Here's a little taste of what Hayloft is like. These examples are taken directly from the unit test suite included with Hayloft with all the EXPECT and ASSERT statements removed. I've also removed all of the error recovery and consistency convergence code which in any practical circumstances are very necessary; I'll talk more about that in later articles. Hayloft presents both a synchronous and an asynchronous interface. These examples use the simpler synchronous interface: when the C++ constructor completes, all the S3 work is done.

Here's a code snippet that creates a new bucket, and writes a local file into an object in it. The user key id and secret access key, which are sort of like your login and password for AWS, and which are provided by Amazon.com, are in environmental variables. Also in an environmental variable is a bucket suffix appended to all bucket names to make them globally unique; I use my internet domain name. All of the other S3 parameters, like location constraint, endpoint, access control list, and so forth can be omitted, because for experimenting, the defaults are reasonable. Input and output is handled using Desperado I/O functors.

BucketCreate create("bucket");
PathInput input("./oldfile.txt");
Size bytes = size(input);
ObjectPut put("Object.txt", create, input, bytes);

By default, buckets and objects are created by Hayloft with private access.

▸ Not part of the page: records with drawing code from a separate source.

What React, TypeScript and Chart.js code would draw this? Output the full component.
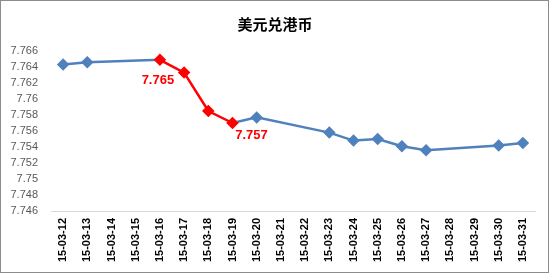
import React, { useEffect, useRef } from "react";
import { Chart, registerables } from "chart.js";

Chart.register(...registerables);

const title = "美元兑港币";
const dates = [
  "15-03-12", "15-03-13", "15-03-14", "15-03-15", "15-03-16", "15-03-17", "15-03-18",
  "15-03-19", "15-03-20", "15-03-21", "15-03-22", "15-03-23", "15-03-24", "15-03-25",
  "15-03-26", "15-03-27", "15-03-28", "15-03-29", "15-03-30", "15-03-31",
];
const rates: (number | null)[] = [
  7.7643, 7.7646, null, null, 7.7649, 7.7633, 7.7585,
  7.7570, 7.7577, null, null, 7.7558, 7.7548, 7.7550,
  7.7541, 7.7536, null, null, 7.7542, 7.7545,
];
// indices of points belonging to highlighted (red) stretch
const highlightStart = 4;
const highlightEnd = 7;
const labelText = ["7.765", "7.757"];
const labelIndex = [4, 7];
const labelOffset = [[-2, 21], [19, 12]];

const yMin = 7.746;
const yMax = 7.766;
const yStep = 0.002;

const BLUE = "#4F81BD";
const RED = "#FF0000";

export default function App() {
  const ref = useRef<HTMLCanvasElement>(null);
  useEffect(() => {
    document.body.style.margin = "0";
    const decor = {
      id: "decor",
      afterDraw(chart: any) {
        const ctx = chart.ctx;
        ctx.save();
        ctx.strokeStyle = "#8C8C8C";
        ctx.lineWidth = 1;
        ctx.strokeRect(0.5, 0.5, 548, 272);
        ctx.fillStyle = "#000";
        ctx.font = "bold 15px 'Noto Sans CJK SC'";
        ctx.textAlign = "center";
        ctx.textBaseline = "middle";
        ctx.fillText(title, 275, 24);
        const meta = chart.getDatasetMeta(0);
        ctx.fillStyle = RED;
        ctx.font = "bold 13px 'Liberation Sans', Arial, sans-serif";
        labelText.forEach((t, i) => {
          const el = meta.data[labelIndex[i]];
          ctx.fillText(t, el.x + labelOffset[i][0], el.y + labelOffset[i][1]);
        });
        ctx.restore();
      },
    };
    const isRed = (i: number) => i >= highlightStart && i <= highlightEnd;
    const chart = new Chart(ref.current!, {
      type: "line",
      data: {
        labels: dates,
        datasets: [
          {
            data: rates,
            spanGaps: true,
            borderWidth: 2.5,
            borderColor: BLUE,
            pointStyle: "rectRot",
            pointRadius: 4.5,
            pointBackgroundColor: rates.map((_, i) => (isRed(i) ? RED : BLUE)),
            pointBorderColor: rates.map((_, i) => (isRed(i) ? RED : BLUE)),
            segment: {
              borderColor: (c: any) =>
                c.p0DataIndex >= highlightStart && c.p0DataIndex < highlightEnd ? RED : BLUE,
            },
          },
        ],
      },
      options: {
        animation: false,
        responsive: false,
        maintainAspectRatio: false,
        layout: { padding: { left: 0, right: 15, top: 51, bottom: 0 } },
        plugins: { legend: { display: false }, title: { display: false }, tooltip: { enabled: false } },
        scales: {
          x: {
            offset: true,
            grid: { display: false, drawTicks: false },
            border: { display: true, color: "#D9D9D9", width: 1 },
            ticks: {
              autoSkip: false,
              maxRotation: 90,
              minRotation: 90,
              padding: 7,
              color: "#000",
              font: { family: "'Liberation Sans', Arial, sans-serif", size: 11, weight: "bold" },
            },
            afterFit: (s: any) => { s.height = 63; },
          },
          y: {
            min: yMin,
            max: yMax,
            grid: { display: false, drawTicks: false },
            border: { display: false },
            ticks: {
              stepSize: yStep,
              autoSkip: false,
              padding: 13,
              color: "#595959",
              font: { family: "'Liberation Sans', Arial, sans-serif", size: 11 },
              callback: (v: any) => String(parseFloat(Number(v).toFixed(3))),
            },
            afterFit: (s: any) => { s.width = 51; },
          },
        },
      },
      plugins: [decor],
    });
    return () => chart.destroy();
  }, []);
  return <canvas ref={ref} width={550} height={274} style={{ display: "block" }} />;
}
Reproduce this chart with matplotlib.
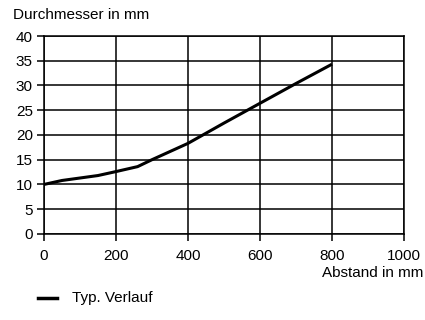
import matplotlib.pyplot as plt

plt.rcParams['font.family'] = ['Liberation Sans', 'DejaVu Sans']

# Abstand (mm) und Durchmesser (mm)
abstand = [0, 50, 150, 200, 260, 300, 400, 500, 600, 700, 800]
durchmesser = [10, 10.8, 11.8, 12.6, 13.6, 15, 18.3, 22.4, 26.4, 30.4, 34.3]
x_ticks = [0, 200, 400, 600, 800, 1000]
y_ticks = [0, 5, 10, 15, 20, 25, 30, 35, 40]

fig = plt.figure(figsize=(4.25, 3.2), dpi=100)
ax = fig.add_axes([0.1035, 0.269, 0.847, 0.6185])

ax.plot(abstand, durchmesser, color='black', lw=2.2, solid_capstyle='butt', zorder=3)

ax.set_xlim(0, 1000)
ax.set_ylim(0, 40)
ax.set_xticks(x_ticks)
ax.set_yticks(y_ticks)
ax.grid(True, color='black', lw=1.1)
for s in ax.spines.values():
    s.set_linewidth(1.1)
ax.tick_params(labelsize=11, length=5, width=1.1, color='black')
ax.tick_params(axis='x', pad=6)
ax.tick_params(axis='y', pad=3)

fig.text(13 / 425, 1 - 15 / 320, 'Durchmesser in mm', fontsize=11, ha='left', va='center')
fig.text(423 / 425, 1 - 273 / 320, 'Abstand in mm', fontsize=11, ha='right', va='center')

fig.add_artist(plt.Line2D([38 / 425, 57 / 425], [1 - 298 / 320] * 2, color='black', lw=2.5))
fig.text(72 / 425, 1 - 298 / 320, 'Typ. Verlauf', fontsize=11, ha='left', va='center')

fig.savefig('out.png', dpi=100)
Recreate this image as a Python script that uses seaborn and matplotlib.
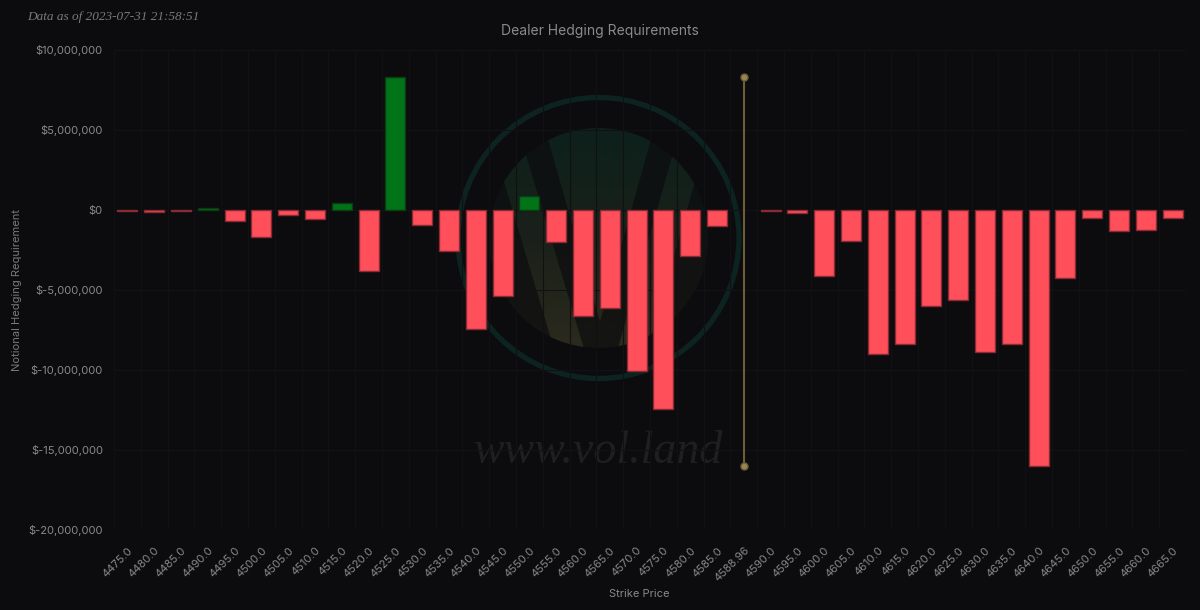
import numpy as np
import pandas as pd
import matplotlib
matplotlib.use('Agg')
import matplotlib.pyplot as plt
import seaborn as sns
from matplotlib.patches import Circle, Annulus, PathPatch
from matplotlib.path import Path
from matplotlib.colors import LinearSegmentedColormap
from matplotlib.ticker import FixedLocator

# Strikes and dealer hedging notional (millions of USD)
strikes = ['4475.0', '4480.0', '4485.0', '4490.0', '4495.0', '4500.0', '4505.0', '4510.0',
           '4515.0', '4520.0', '4525.0', '4530.0', '4535.0', '4540.0', '4545.0', '4550.0',
           '4555.0', '4560.0', '4565.0', '4570.0', '4575.0', '4580.0', '4585.0', '4588.96',
           '4590.0', '4595.0', '4600.0', '4605.0', '4610.0', '4615.0', '4620.0', '4625.0',
           '4630.0', '4635.0', '4640.0', '4645.0', '4650.0', '4655.0', '4660.0', '4665.0']
hedging_m = [-0.06, -0.15, -0.06, 0.10, -0.67, -1.70, -0.33, -0.56,
             0.45, -3.83, 8.33, -0.96, -2.56, -7.45, -5.35, 0.87,
             -1.97, -6.63, -6.10, -10.04, -12.45, -2.85, -0.97, np.nan,
             -0.07, -0.20, -4.13, -1.95, -8.97, -8.40, -6.00, -5.65,
             -8.90, -8.40, -16.00, -4.23, -0.53, -1.32, -1.23, -0.48]
spot_price = '4588.96'
yticks = [-20e6, -15e6, -10e6, -5e6, 0, 5e6, 10e6]
timestamp = 'Data as of 2023-07-31 21:58:51'

BG = '#0c0c0e'
RED, RED_EDGE = '#ff4f5b', '#8a2a33'
GREEN, GREEN_EDGE = '#007417', '#0b3a13'
TXT = '#8a8a8a'

sns.set_theme(style='dark')
plt.rcParams['font.family'] = ['Inter', 'DejaVu Sans']

df = pd.DataFrame({'Strike': strikes, 'Value': np.array(hedging_m) * 1e6})
colors = {s: (GREEN if v > 0 else RED) for s, v in zip(df['Strike'], df['Value'])}

fig = plt.figure(figsize=(12, 6.1), dpi=100, facecolor=BG)

# background watermark (logo), drawn in pixel coordinates
bg = fig.add_axes([0, 0, 1, 1], zorder=0)
cx, cy, r = 598.5, 238, 110
grad = np.linspace(0, 1, 256).reshape(-1, 1)
cmap = LinearSegmentedColormap.from_list('wm', ['#0d201c', '#1a2019', '#2b2a1e'])
ext = [cx - r, cx + r, cy + r, cy - r]

# faint full disc
disc = Circle((cx, cy), r, transform=bg.transData, facecolor='none', edgecolor='none')
bg.add_patch(disc)
im0 = bg.imshow(grad, cmap=cmap, extent=ext, origin='upper', aspect='auto', alpha=0.3, zorder=1)
im0.set_clip_path(disc)

# light parts of the logo: two strokes and the middle triangle
pieces = [[(479.6, 100), (509.6, 100), (599.3, 400), (569.3, 400)],
          [(536.8, 100), (662.1, 100), (600.0, 321.7)],
          [(688.1, 100), (718.1, 100), (633.2, 400), (603.2, 400)]]
verts, codes = [], []
for poly in pieces:
    verts += poly + [poly[0]]
    codes += [Path.MOVETO] + [Path.LINETO] * (len(poly) - 1) + [Path.CLOSEPOLY]
logo = PathPatch(Path(verts, codes), transform=bg.transData, facecolor='none', edgecolor='none')
bg.add_patch(logo)
im = bg.imshow(grad, cmap=cmap, extent=ext, origin='upper', aspect='auto', zorder=2)
im.set_clip_path(logo)
bg.add_patch(Annulus((cx, cy), 170, 60, facecolor=BG, edgecolor='none', zorder=3))
bg.add_patch(Circle((cx, cy), 140.5, facecolor='none', edgecolor='#0c231f', lw=3.8, zorder=4))
bg.text(599, 452, 'www.vol.land', fontsize=33, color='#1f1f21', style='italic',
        family=['Liberation Serif', 'DejaVu Serif'], ha='center', va='center', zorder=4)
bg.set_xlim(0, 1200)
bg.set_ylim(610, 0)
bg.axis('off')

# main chart
ax = fig.add_axes([114 / 1200, 1 - 530 / 610, 1072 / 1200, 480 / 610], zorder=1)
ax.patch.set_alpha(0)
sns.barplot(data=df, x='Strike', y='Value', hue='Strike', palette=colors, order=strikes,
            legend=False, width=0.75, saturation=1, ax=ax)
for p in ax.patches:
    h = p.get_height()
    if np.isnan(h):
        continue
    p.set_edgecolor(GREEN_EDGE if h > 0 else RED_EDGE)
    p.set_linewidth(1)

# spot price marker line
spot_x = strikes.index(spot_price)
vals = df['Value'].dropna()
ax.plot([spot_x, spot_x], [vals.min(), vals.max()], color='#6e5e38', lw=1.5, zorder=3,
        marker='o', markersize=5, markerfacecolor='#9a8452', markeredgecolor='#6e5e38')

ax.set_ylim(-20e6, 10e6)
ax.set_xlim(-0.5, len(strikes) - 0.5)
ax.set_yticks(yticks)
ax.set_yticklabels([f'${v:,.0f}' for v in yticks])
ax.xaxis.set_minor_locator(FixedLocator(np.arange(-0.5, len(strikes), 1)))
ax.grid(False)
ax.grid(True, axis='y', which='major', color='#121215', lw=0.8)
ax.grid(True, axis='x', which='minor', color='#111114', lw=0.8)
ax.set_axisbelow(True)
for s in ax.spines.values():
    s.set_visible(False)
ax.tick_params(axis='both', which='both', length=0, colors=TXT, labelsize=8)
ax.tick_params(axis='y', pad=8)
ax.tick_params(axis='x', pad=11)
for lbl in ax.get_xticklabels():
    lbl.set_rotation(45)
    lbl.set_ha('right')
    lbl.set_va('top')
    lbl.set_rotation_mode('anchor')

ax.set_xlabel('Strike Price', color=TXT, fontsize=8)
ax.xaxis.set_label_coords((639 - 114) / 1072, -(589 - 530) / 480)
ax.set_ylabel('Notional Hedging Requirement', color='#7a7a7a', fontsize=8)
ax.yaxis.set_label_coords(-(114 - 22) / 1072, 0.5)

fig.text(0.5, 1 - 31 / 610, 'Dealer Hedging Requirements', ha='center', va='center',
         color=TXT, fontsize=10)
fig.text(27 / 1200, 1 - 17 / 610, timestamp, ha='left', va='center', color='#7a7a7a',
         fontsize=9.5, style='italic', family=['Liberation Serif', 'DejaVu Serif'])

fig.savefig('out.png', dpi=100, facecolor=BG)
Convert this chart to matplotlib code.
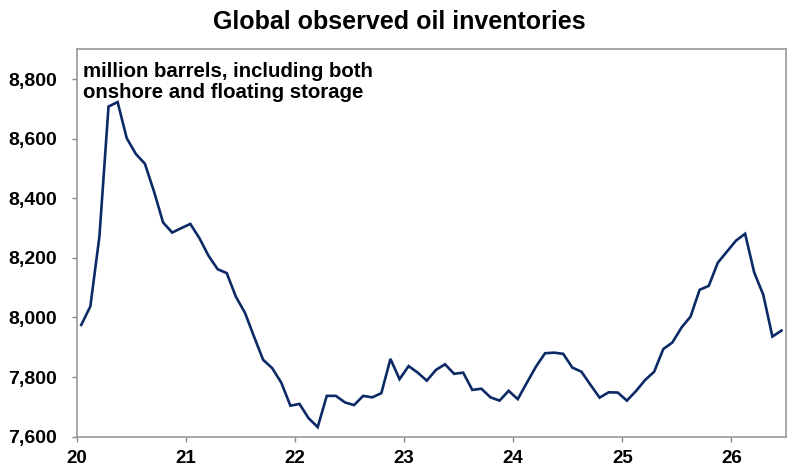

With just a few more lines you can specify public read access so that you can (and I have) retrieve this object using your web browser.

AccessPublicRead access;
Context context;
context.setAccess(access);
BucketCreate create("bucket", context);
Properties properties;
properties.setAccess(access);
PathInput input("./oldfile.txt");
Size bytes = size(input);
ObjectPut put("Object.txt", create, input, bytes, properties);

This object can now be accessed using the following URL.

http://bucket.hayloft.diag.com.s3.amazonaws.com/Object.txt

This is a code snippet that reads the object into a local file, then deletes the object.

PathOutput output("./newfile.txt");
ObjectGet get("Object.txt", create, output);
ObjectDelete delete("Object.txt", create);

Other than some #include statements for header files, and some curly brackets and what not, that's about all there is to it, if you ignore (at your peril) error recovery. Here's a snippet that gets a table of contents from an existing bucket, then uses the C++ Standard Template Library (STL) to iterate through it and print the object names.

BucketManifest manifest("bucket");
BucketManifest::Manifest::const_iterator here = manifest.getManifest().begin();
BucketManifest::Manifest::const_iterator there = manifest.getManifest().end();
while (here != there) {
const char * key = here->first.c_str();
printf("%s\n", key);
++here;
}

While using Hayloft is easy, installing it may take a few minutes. Hayloft is built for GNU and Linux on top of Desperadito, my C++ systems programming library (a subset of the much larger Desperado), and libs3, Bryan Ischo's excellent C-based S3 library. libs3 is built on top of CURL, Open SSL, and XML2, all of which can be probably acquired through the standard package manager on your Linux system. The unit tests for Hayloft are built with Google Test (or Google Mock, which includes Google Test), Google's outstanding C++ unit testing framework, and Lariat, my thin layer over Google Test.

But once you get past the installation, starting to play with S3 in C++ applications is as simple as pulling out your credit card, signing up for an AWS account, and writing a few lines of code.